Your objective:
Your job is to return the lines between the line holding "Emit a component" and the line holding "const yInterval = 200;", inclusive, exactly and with no pictures.

▬▬▬▬▬▬▬▬▬▬

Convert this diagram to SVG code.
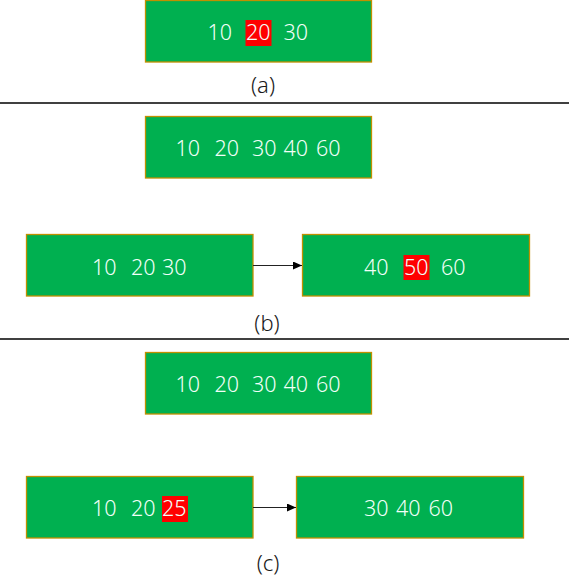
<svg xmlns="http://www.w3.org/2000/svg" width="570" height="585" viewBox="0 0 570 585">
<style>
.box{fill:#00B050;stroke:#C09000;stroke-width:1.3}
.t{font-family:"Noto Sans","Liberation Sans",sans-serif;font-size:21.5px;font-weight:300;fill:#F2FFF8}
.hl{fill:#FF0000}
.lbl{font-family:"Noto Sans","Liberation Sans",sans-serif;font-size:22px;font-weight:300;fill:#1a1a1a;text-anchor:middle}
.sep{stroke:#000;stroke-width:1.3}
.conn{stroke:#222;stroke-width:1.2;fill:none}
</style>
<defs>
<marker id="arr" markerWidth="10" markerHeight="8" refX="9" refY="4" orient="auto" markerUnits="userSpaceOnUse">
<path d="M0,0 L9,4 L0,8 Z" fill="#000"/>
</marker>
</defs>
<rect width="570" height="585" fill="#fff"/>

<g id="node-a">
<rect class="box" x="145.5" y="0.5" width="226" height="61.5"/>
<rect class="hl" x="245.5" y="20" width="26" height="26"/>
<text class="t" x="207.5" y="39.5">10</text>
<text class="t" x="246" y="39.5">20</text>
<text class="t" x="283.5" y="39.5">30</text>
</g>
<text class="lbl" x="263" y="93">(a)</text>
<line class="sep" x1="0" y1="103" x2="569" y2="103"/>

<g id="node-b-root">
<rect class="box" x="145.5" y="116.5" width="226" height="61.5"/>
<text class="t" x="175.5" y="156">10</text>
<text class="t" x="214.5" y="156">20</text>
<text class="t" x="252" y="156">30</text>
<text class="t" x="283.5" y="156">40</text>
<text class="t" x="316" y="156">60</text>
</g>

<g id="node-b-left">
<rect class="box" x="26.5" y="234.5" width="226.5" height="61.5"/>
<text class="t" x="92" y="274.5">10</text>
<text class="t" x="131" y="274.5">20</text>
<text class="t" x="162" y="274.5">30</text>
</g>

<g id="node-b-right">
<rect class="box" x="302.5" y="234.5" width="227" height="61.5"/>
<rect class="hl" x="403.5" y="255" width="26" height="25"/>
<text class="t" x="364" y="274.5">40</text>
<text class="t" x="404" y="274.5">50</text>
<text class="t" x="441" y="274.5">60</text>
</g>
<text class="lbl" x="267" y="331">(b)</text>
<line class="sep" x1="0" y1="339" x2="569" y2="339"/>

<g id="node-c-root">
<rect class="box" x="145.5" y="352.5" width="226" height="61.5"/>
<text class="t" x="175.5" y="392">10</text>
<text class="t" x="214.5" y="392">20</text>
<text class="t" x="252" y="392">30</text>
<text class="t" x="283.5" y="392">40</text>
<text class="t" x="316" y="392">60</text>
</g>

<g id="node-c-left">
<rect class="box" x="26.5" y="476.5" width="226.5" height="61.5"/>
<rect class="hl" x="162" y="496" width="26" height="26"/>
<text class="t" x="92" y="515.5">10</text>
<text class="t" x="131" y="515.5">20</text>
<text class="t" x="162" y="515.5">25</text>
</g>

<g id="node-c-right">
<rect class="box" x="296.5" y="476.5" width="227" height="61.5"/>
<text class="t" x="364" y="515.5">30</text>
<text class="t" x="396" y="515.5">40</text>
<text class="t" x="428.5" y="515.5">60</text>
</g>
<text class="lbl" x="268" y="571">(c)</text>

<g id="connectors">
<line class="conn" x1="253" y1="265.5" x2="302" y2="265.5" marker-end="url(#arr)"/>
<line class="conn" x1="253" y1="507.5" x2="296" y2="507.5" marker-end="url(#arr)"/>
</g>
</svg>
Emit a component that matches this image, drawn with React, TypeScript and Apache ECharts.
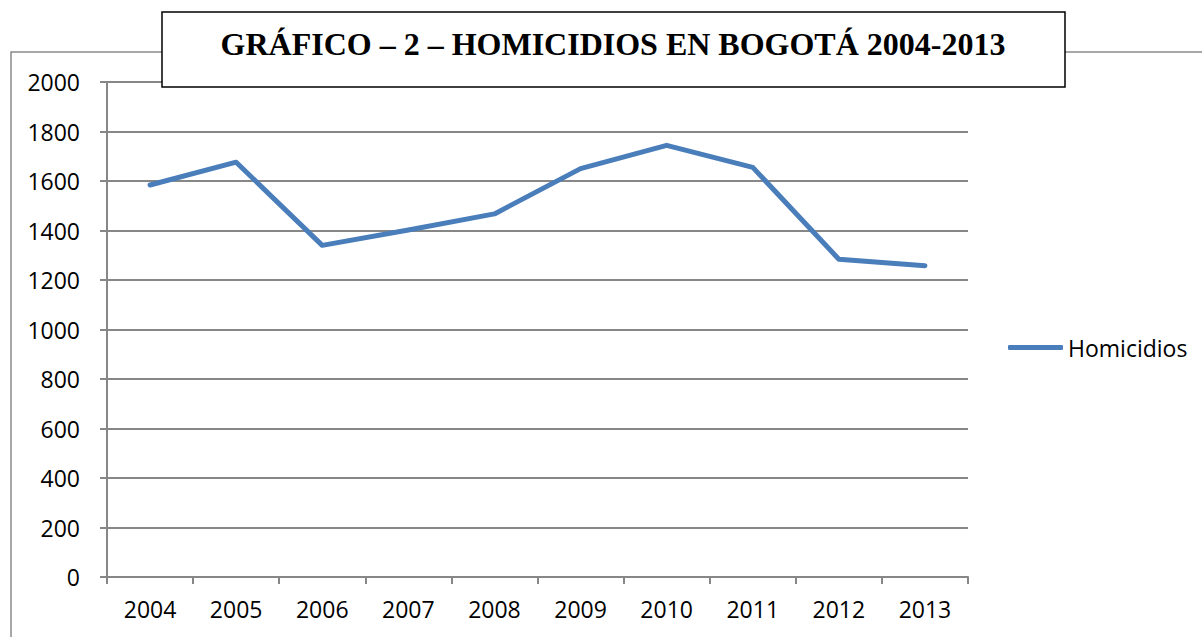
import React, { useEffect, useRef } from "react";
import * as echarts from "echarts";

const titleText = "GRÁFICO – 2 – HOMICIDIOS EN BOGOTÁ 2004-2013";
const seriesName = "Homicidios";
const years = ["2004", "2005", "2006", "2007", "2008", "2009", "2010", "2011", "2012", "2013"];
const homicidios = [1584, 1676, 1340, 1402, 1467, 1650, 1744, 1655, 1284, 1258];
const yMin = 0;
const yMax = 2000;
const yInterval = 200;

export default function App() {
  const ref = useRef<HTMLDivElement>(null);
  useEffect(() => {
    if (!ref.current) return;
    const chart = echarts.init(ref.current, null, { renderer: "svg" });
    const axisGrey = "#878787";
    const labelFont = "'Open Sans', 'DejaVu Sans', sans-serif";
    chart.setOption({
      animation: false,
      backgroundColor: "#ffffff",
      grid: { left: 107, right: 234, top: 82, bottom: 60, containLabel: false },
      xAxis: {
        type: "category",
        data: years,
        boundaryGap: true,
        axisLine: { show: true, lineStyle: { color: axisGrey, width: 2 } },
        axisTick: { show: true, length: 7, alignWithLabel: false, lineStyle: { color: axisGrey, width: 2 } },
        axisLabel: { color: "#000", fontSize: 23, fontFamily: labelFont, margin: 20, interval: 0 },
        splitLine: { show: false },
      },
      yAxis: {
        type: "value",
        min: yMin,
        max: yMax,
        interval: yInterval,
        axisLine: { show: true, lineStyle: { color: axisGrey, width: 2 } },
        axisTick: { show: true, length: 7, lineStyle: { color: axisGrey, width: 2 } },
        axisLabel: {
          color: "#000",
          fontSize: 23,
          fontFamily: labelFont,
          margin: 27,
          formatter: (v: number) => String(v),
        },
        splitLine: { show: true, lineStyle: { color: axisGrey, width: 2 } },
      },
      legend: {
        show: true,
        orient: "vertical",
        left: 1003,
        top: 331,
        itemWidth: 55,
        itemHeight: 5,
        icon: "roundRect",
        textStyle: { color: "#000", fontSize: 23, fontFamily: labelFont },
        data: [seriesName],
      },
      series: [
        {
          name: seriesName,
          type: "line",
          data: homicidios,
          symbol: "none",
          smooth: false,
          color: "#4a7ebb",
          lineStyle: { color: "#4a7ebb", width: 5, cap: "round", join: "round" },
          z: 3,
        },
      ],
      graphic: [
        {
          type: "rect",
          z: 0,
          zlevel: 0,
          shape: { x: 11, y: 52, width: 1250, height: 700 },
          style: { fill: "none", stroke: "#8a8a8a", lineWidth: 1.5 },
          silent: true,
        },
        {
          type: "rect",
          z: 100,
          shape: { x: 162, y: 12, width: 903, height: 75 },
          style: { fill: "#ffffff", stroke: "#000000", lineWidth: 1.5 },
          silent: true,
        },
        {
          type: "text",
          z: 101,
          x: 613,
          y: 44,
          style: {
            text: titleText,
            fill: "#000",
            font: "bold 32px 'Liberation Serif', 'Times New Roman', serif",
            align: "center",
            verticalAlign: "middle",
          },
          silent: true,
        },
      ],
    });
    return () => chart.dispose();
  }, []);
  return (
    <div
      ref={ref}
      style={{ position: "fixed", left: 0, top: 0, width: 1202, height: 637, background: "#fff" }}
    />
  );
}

▬▬▬▬▬▬▬▬▬▬

Output of the task:
Emit a component that matches this image, drawn with React, TypeScript and Apache ECharts.
import React, { useEffect, useRef } from "react";
import * as echarts from "echarts";

const titleText = "GRÁFICO – 2 – HOMICIDIOS EN BOGOTÁ 2004-2013";
const seriesName = "Homicidios";
const years = ["2004", "2005", "2006", "2007", "2008", "2009", "2010", "2011", "2012", "2013"];
const homicidios = [1584, 1676, 1340, 1402, 1467, 1650, 1744, 1655, 1284, 1258];
const yMin = 0;
const yMax = 2000;
const yInterval = 200;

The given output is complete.